A la fin de l’année 1904, le rapport de cette commission parlementaire n’est pas totalement favorable à Victor Augagneur car il faisait de Villeurbanne un arrondissement unique. La lenteur de la procédure, ainsi que la réponse finale de la commission, sont le résultat d’un travail important de Francis de Pressensé, qui bénéficiait alors d’une grande importance au parlement et auprès du gouvernement. Par peur d’une indépendance déguisée, comme ce fut le cas pour la Croix-Rousse, le maire de Lyon fit refuser ces conclusions par son Conseil municipal. Il décida, ensuite d’abandonner sa charge de maire de Lyon au profit de celle de gouverneur général de Madagascar, en raison du semi-échec de ce projet ainsi que de la création de la SFIO – à laquelle il était opposé.
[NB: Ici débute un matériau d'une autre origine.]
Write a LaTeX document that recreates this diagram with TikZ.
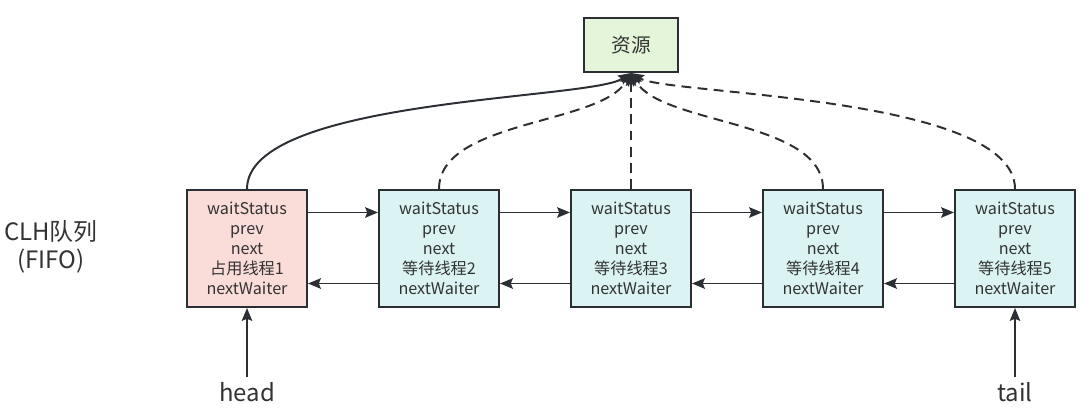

Finalement, le 19 janvier 1906, un décret retirait le projet d’annexion du bureau de la Chambre. Cette tentative d’annexion fut donc un échec. Il est intéressant d’observer l’attachement des Villeurbannais à leur indépendance, grâce à ce document. Néanmoins, il faut souligner que les manœuvres politiques, notamment de Francis de Pressensé auprès du parlement, à Paris, firent beaucoup plus pour empêcher cette annexion que le mouvement des habitants de Villeurbanne.
Bibliographie
- Bernard Meuret, Le Socialisme municipal. Villeurbanne 1880-1982 : une histoire d’une différenciation (Lyon: Presse Universitaire de Lyon, 1982), 83-107.
- Philippe Videlier, Usines (Villeurbanne: La Passe du vent, 2007).